I think both the multiple app store and 'apple isn't responsible for promoting your app' are both red herrings. The issue is that the search function in the app store lies to end users. To use the example in the article, if I go to the app store and search for "weigh loss tracker" I get 5 result, none of which is Happy Scale. The default sort is 'relevance', whatever that means, but i can change that to Most Popular. Still no Happy Scale. If I search for "Happy Scale" i get no result. From my perspective as an end user of the App Store, I'm being lied to. The search is not returning honest results that correspond to what I search for. This is not what the end user expects of search, they expect true organic results based on what they searched for, or at worst, a complete list with the apps Apple wants to promote at the top. In this case they are getting a curated subset of those results and not being told this is the case. Also, consider that the app store is unusable without search. There are million of apps, so is no way to browse it to find what you're looking for. If search doesn't return it, it might as well not exist in the app store.
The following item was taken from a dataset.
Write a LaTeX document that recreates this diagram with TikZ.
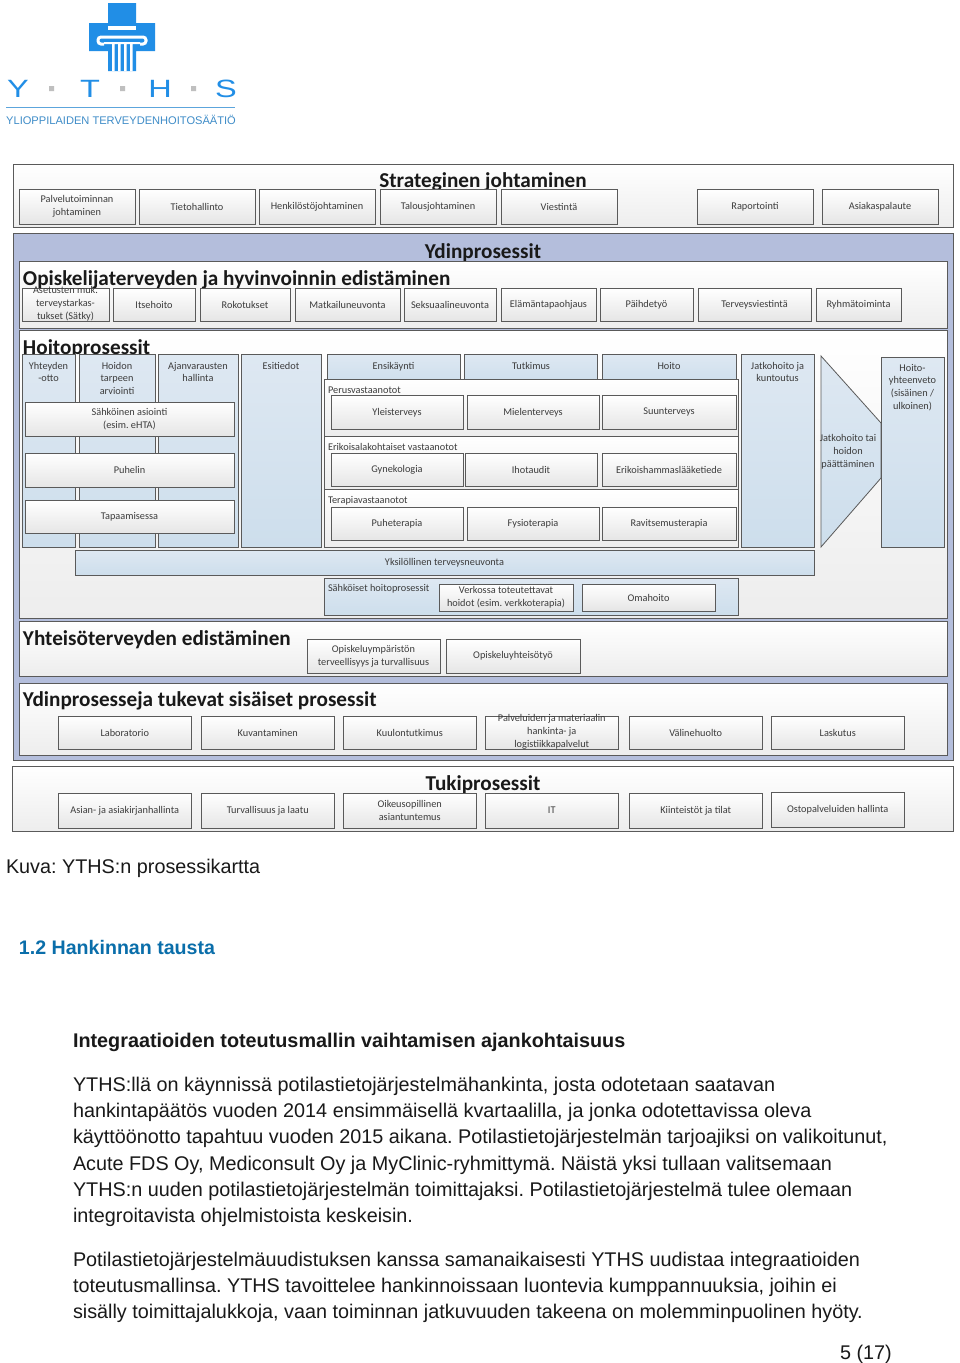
\documentclass[tikz,border=0pt]{standalone}
\usepackage{xcolor}
\usepackage{fontspec}
\setmainfont{Liberation Sans}
\newfontfamily\calibri{Carlito}
\usetikzlibrary{positioning}
\definecolor{ythsblue}{RGB}{33,142,230}
\definecolor{ythsline}{RGB}{92,165,220}
\definecolor{ythstext}{RGB}{62,140,200}
\definecolor{coreblue}{RGB}{180,190,220}
\definecolor{colblue}{RGB}{205,222,236}
\definecolor{collight}{RGB}{222,232,242}
\definecolor{labelgray}{RGB}{60,60,60}
\definecolor{edgegray}{RGB}{90,90,90}
\definecolor{headblue}{RGB}{10,110,170}
\frenchspacing
\begin{document}
\begin{tikzpicture}[x=1pt, y=-1pt, node distance=0pt,
  panel/.style={rectangle, draw=edgegray, line width=0.8pt, top color=white, bottom color=black!7, inner sep=0pt, outer sep=0pt, anchor=north west},
  pbox/.style={rectangle, draw=edgegray, line width=0.8pt, top color=white, bottom color=black!10, inner sep=0pt, outer sep=0pt, align=center, anchor=north west, text=labelgray, font=\calibri\fontsize{10.3}{12.8}\selectfont},
  colbox/.style={pbox, top color=collight, bottom color=colblue},
  lbl/.style={inner sep=0pt, outer sep=0pt, align=center, text=labelgray, font=\calibri\fontsize{10.3}{12.8}\selectfont},
  head/.style={inner sep=0pt, outer sep=0pt, text=black!90, font=\calibri\bfseries\fontsize{21.2}{23}\selectfont},
  strat/.style={pbox, minimum width=116pt, minimum height=35pt},
  tall/.style={pbox, minimum width=132pt, minimum height=33.5pt},
  wide/.style={pbox, minimum width=133.5pt, minimum height=33pt},
  body/.style={inner sep=0pt, outer sep=0pt, anchor=base west, align=left, text=black!90, font=\fontsize{19.8}{26.25}\selectfont}
]
\useasboundingbox (0,0) rectangle (960,1363);
\fill[white] (0,0) rectangle (960,1363);
\fill[ythsblue] (108,3) rectangle (136,23) (89,23) rectangle (155,51) (108,51) rectangle (136,71);
\fill[white] (108,26) rectangle (136,30);
\draw[white, line width=3pt, rounded corners=3pt] (104,44) -- (98,44) -- (98,37) -- (146,37) -- (146,44) -- (140,44);
\fill[white] (104,42) rectangle (140,44) (112,42) rectangle (114.5,71) (118,42) rectangle (120.5,71) (124,42) rectangle (126.5,71) (130,42) rectangle (132.5,71);
\node[inner sep=0pt, text=ythsblue, xscale=1.3, font=\fontsize{25}{25}\selectfont] (logoy) at (18,89) {Y};
\node[inner sep=0pt, text=ythsblue, xscale=1.3, font=\fontsize{25}{25}\selectfont] (logot) at (90,89) {T};
\node[inner sep=0pt, text=ythsblue, xscale=1.3, font=\fontsize{25}{25}\selectfont] (logoh) at (160,89) {H};
\node[inner sep=0pt, text=ythsblue, xscale=1.3, font=\fontsize{25}{25}\selectfont] (logos) at (226,89) {S};
\fill[black!25] (49,86) rectangle (54,91) (120,86) rectangle (125,91) (191,86) rectangle (196,91);
\fill[ythsline] (6,106.5) rectangle (235,107.5);
\node[inner sep=0pt, anchor=west, text=ythstext, font=\fontsize{11.1}{12}\selectfont] (logotext) at (6,120) {YLIOPPILAIDEN TERVEYDENHOITOSÄÄTIÖ};

\node[panel, minimum width=940pt, minimum height=63pt] (strategy) at (13,164) {};
\node[head] (strategyhead) at (483,182) {Strateginen johtaminen};
\node[strat] (s1) at (19,189) {Palvelutoiminnan\\johtaminen};
\node[strat, right=4pt of s1] (s2) {Tietohallinto};
\node[strat, right=4pt of s2] (s3) {Henkilöstöjohtaminen};
\node[strat, right=5pt of s3] (s4) {Talousjohtaminen};
\node[strat, right=5pt of s4] (s5) {Viestintä};
\node[strat, right=80pt of s5] (s6) {Raportointi};
\node[strat, right=9pt of s6] (s7) {Asiakaspalaute};

\node[panel, top color=coreblue, bottom color=coreblue, minimum width=940pt, minimum height=527pt] (core) at (13,233) {};
\node[head] (corehead) at (483,253) {Ydinprosessit};

\node[panel, minimum width=928pt, minimum height=67pt] (student) at (19,261) {};
\node[head, anchor=west] (studenthead) at (23,279.5) {Opiskelijaterveyden ja hyvinvoinnin edistäminen};
\node[pbox, minimum width=87pt, minimum height=33pt] (o1) at (22,288) {\raisebox{-3.5pt}{\smash{\begin{tabular}[c]{@{}c@{}}Asetusten muk.\\terveystarkas-\\tukset (Sätky)\end{tabular}}}};
\node[pbox, minimum width=82pt, minimum height=33pt, right=4pt of o1] (o2) {Itsehoito};
\node[pbox, minimum width=90pt, minimum height=33pt, right=5pt of o2] (o3) {Rokotukset};
\node[pbox, minimum width=105pt, minimum height=33pt, right=5pt of o3] (o4) {Matkailuneuvonta};
\node[pbox, minimum width=92pt, minimum height=33pt, right=4pt of o4] (o5) {Seksuaalineuvonta};
\node[pbox, minimum width=95pt, minimum height=33pt, right=5pt of o5] (o6) {Elämäntapaohjaus};
\node[pbox, minimum width=93pt, minimum height=33pt, right=4pt of o6] (o7) {Päihdetyö};
\node[pbox, minimum width=113pt, minimum height=33pt, right=5pt of o7] (o8) {Terveysviestintä};
\node[pbox, minimum width=85pt, minimum height=33pt, right=5pt of o8] (o9) {Ryhmätoiminta};

\node[panel, minimum width=928pt, minimum height=288pt] (care) at (19,330) {};
\node[head, anchor=west] (carehead) at (23,348.5) {Hoitoprosessit};
\node[colbox, minimum width=53pt, minimum height=193pt] (c1) at (22,354) {};
\node[colbox, minimum width=76pt, minimum height=193pt] (c2) at (79,354) {};
\node[colbox, minimum width=80pt, minimum height=193pt] (c3) at (158,354) {};
\node[colbox, minimum width=80pt, minimum height=193pt] (c4) at (241,354) {};
\node[colbox, minimum width=133pt, minimum height=30pt] (c5) at (327,354) {};
\node[colbox, minimum width=133pt, minimum height=30pt] (c6) at (464.5,354) {};
\node[colbox, minimum width=134pt, minimum height=30pt] (c7) at (602,354) {};
\node[colbox, minimum width=73pt, minimum height=193pt] (c8) at (741,354) {};
\node[lbl, below=8pt of c1.north] (c1text) {Yhteyden\\-otto};
\node[lbl, below=8pt of c2.north] (c2text) {Hoidon\\tarpeen\\arviointi};
\node[lbl, below=8pt of c3.north] (c3text) {Ajanvarausten\\hallinta};
\node[lbl, below=8pt of c4.north] (c4text) {Esitiedot};
\node[lbl, below=8pt of c5.north] (c5text) {Ensikäynti};
\node[lbl, below=8pt of c6.north] (c6text) {Tutkimus};
\node[lbl, below=8pt of c7.north] (c7text) {Hoito};
\node[lbl, below=8pt of c8.north] (c8text) {Jatkohoito ja\\kuntoutus};
\node[pbox, minimum width=209pt, minimum height=34pt] (w1) at (25,402) {Sähköinen asiointi\\(esim. eHTA)};
\node[pbox, minimum width=209pt, minimum height=34pt] (w2) at (25,453) {Puhelin};
\node[pbox, minimum width=209pt, minimum height=33pt] (w3) at (25,500.5) {Tapaamisessa};

\node[panel, minimum width=414pt, minimum height=57pt] (g1) at (324,379) {};
\node[lbl, anchor=west] (g1text) at (328,390) {Perusvastaanotot};
\node[tall] (p1) at (331,395.5) {Yleisterveys};
\node[tall, right=4pt of p1] (p2) {Mielenterveys};
\node[tall, minimum width=134pt, right=3pt of p2] (p3) {Suunterveys};
\node[panel, minimum width=414pt, minimum height=52.5pt] (g2) at (324,436.5) {};
\node[lbl, anchor=west] (g2text) at (328,447) {Erikoisalakohtaiset vastaanotot};
\node[tall] (e1) at (331,453) {Gynekologia};
\node[tall, right=2pt of e1] (e2) {Ihotaudit};
\node[tall, minimum width=134pt, right=5pt of e2] (e3) {Erikoishammaslääketiede};
\node[panel, minimum width=414pt, minimum height=58pt] (g3) at (324,489) {};
\node[lbl, anchor=west] (g3text) at (328,501) {Terapiavastaanotot};
\node[tall] (t1) at (331,507) {Puheterapia};
\node[tall, right=4pt of t1] (t2) {Fysioterapia};
\node[tall, minimum width=134pt, right=3pt of t2] (t3) {Ravitsemusterapia};

\coordinate (arrowtop) at (821,356);
\coordinate (arrowbottom) at (821,547);
\draw[edgegray, line width=0.8pt, top color=collight, bottom color=colblue] (arrowtop) -- (881,423) -- (881,478) -- (arrowbottom) -- cycle;
\node[lbl] (arrowtext) at (848,451.5) {Jatkohoito tai\\hoidon\\päättäminen};
\node[colbox, minimum width=63pt, minimum height=190pt] (c9) at (881,357) {};
\node[lbl, below=7pt of c9.north] (c9text) {Hoito-\\yhteenveto\\(sisäinen /\\ulkoinen)};

\node[colbox, minimum width=739pt, minimum height=25pt] (advice) at (75,550) {Yksilöllinen terveysneuvonta};
\node[colbox, minimum width=414pt, minimum height=37pt] (digital) at (324,578) {};
\node[lbl, anchor=west] (digitaltext) at (328,589) {Sähköiset hoitoprosessit};
\node[pbox, minimum width=134pt, minimum height=27pt] (d1) at (439,584) {Verkossa toteutettavat\\hoidot (esim. verkkoterapia)};
\node[pbox, minimum width=133pt, minimum height=27pt, right=9pt of d1] (d2) {Omahoito};

\node[panel, minimum width=928pt, minimum height=55pt] (community) at (19,621) {};
\node[head, anchor=west] (communityhead) at (23,639.5) {Yhteisöterveyden edistäminen};
\node[pbox, minimum width=133pt, minimum height=34pt] (y1) at (307,639) {Opiskeluympäristön\\terveellisyys ja turvallisuus};
\node[pbox, minimum width=134pt, minimum height=34pt, right=6pt of y1] (y2) {Opiskeluyhteisötyö};

\node[panel, minimum width=928pt, minimum height=72pt] (internal) at (19,683) {};
\node[head, anchor=west] (internalhead) at (23,701) {Ydinprosesseja tukevat sisäiset prosessit};
\node[wide] (i1) at (58,716) {Laboratorio};
\node[wide, right=9.5pt of i1] (i2) {Kuvantaminen};
\node[wide, right=8.5pt of i2] (i3) {Kuulontutkimus};
\node[wide, right=8.5pt of i3] (i4) {\raisebox{-3.5pt}{\smash{\begin{tabular}[c]{@{}c@{}}Palveluiden ja materiaalin\\hankinta- ja\\logistiikkapalvelut\end{tabular}}}};
\node[wide, right=10.5pt of i4] (i5) {Välinehuolto};
\node[wide, right=8.5pt of i5] (i6) {Laskutus};

\node[panel, minimum width=941pt, minimum height=65pt] (support) at (12,766) {};
\node[head] (supporthead) at (483,785) {Tukiprosessit};
\node[wide, minimum height=35pt] (u1) at (58,793) {Asian- ja asiakirjanhallinta};
\node[wide, minimum height=35pt, right=9.5pt of u1] (u2) {Turvallisuus ja laatu};
\node[wide, minimum height=35pt, right=8.5pt of u2] (u3) {Oikeusopillinen\\asiantuntemus};
\node[wide, minimum height=35pt, right=8.5pt of u3] (u4) {IT};
\node[wide, minimum height=35pt, right=10.5pt of u4] (u5) {Kiinteistöt ja tilat};
\node[wide, minimum height=35pt] (u6) at (771,792) {Ostopalveluiden hallinta};

\node[body] (caption) at (6,873) {Kuva: YTHS:n prosessikartta};
\node[body, text=headblue, font=\bfseries\fontsize{19.6}{26.25}\selectfont] (section) at (19,954) {1.2 Hankinnan tausta};
\node[body, font=\bfseries\fontsize{19.8}{26.25}\selectfont] (subhead) at (73,1047) {Integraatioiden toteutusmallin vaihtamisen ajankohtaisuus};
\node[body, anchor=north west] (para1) at (73,1077) {YTHS:llä on käynnissä potilastietojärjestelmähankinta, josta odotetaan saatavan\\hankintapäätös vuoden 2014 ensimmäisellä kvartaalilla, ja jonka odotettavissa oleva\\käyttöönotto tapahtuu vuoden 2015 aikana. Potilastietojärjestelmän tarjoajiksi on valikoitunut,\\Acute FDS Oy, Mediconsult Oy ja MyClinic-ryhmittymä. Näistä yksi tullaan valitsemaan\\YTHS:n uuden potilastietojärjestelmän toimittajaksi. Potilastietojärjestelmä tulee olemaan\\integroitavista ohjelmistoista keskeisin.};
\node[body, anchor=north west] (para2) at (73,1252) {Potilastietojärjestelmäuudistuksen kanssa samanaikaisesti YTHS uudistaa integraatioiden\\toteutusmallinsa. YTHS tavoittelee hankinnoissaan luontevia kumppannuuksia, joihin ei\\sisälly toimittajalukkoja, vaan toiminnan jatkuvuuden takeena on molemminpuolinen hyöty.};
\node[body] (pagenum) at (840,1359) {5 (17)};
\end{tikzpicture}
\end{document}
Unless this is thoroughly explained somewhere in the dev documentation, then developers are being lied to also.
People threw a fit when Google changed the search result UI so that it became impossible to tell paid results from organic results. This is similar but worse. Google just put the paid results above the organic ones. Apple completely removes the organic results at their whim.
The author should have been promoting the app thru multiple channels and not relying on the app store search exclusively, this was an obvious mistake. This doesn't justify what Apple did though. It's their app store, and they can do what they want, but this, although legal, is pretty sleazy IMO.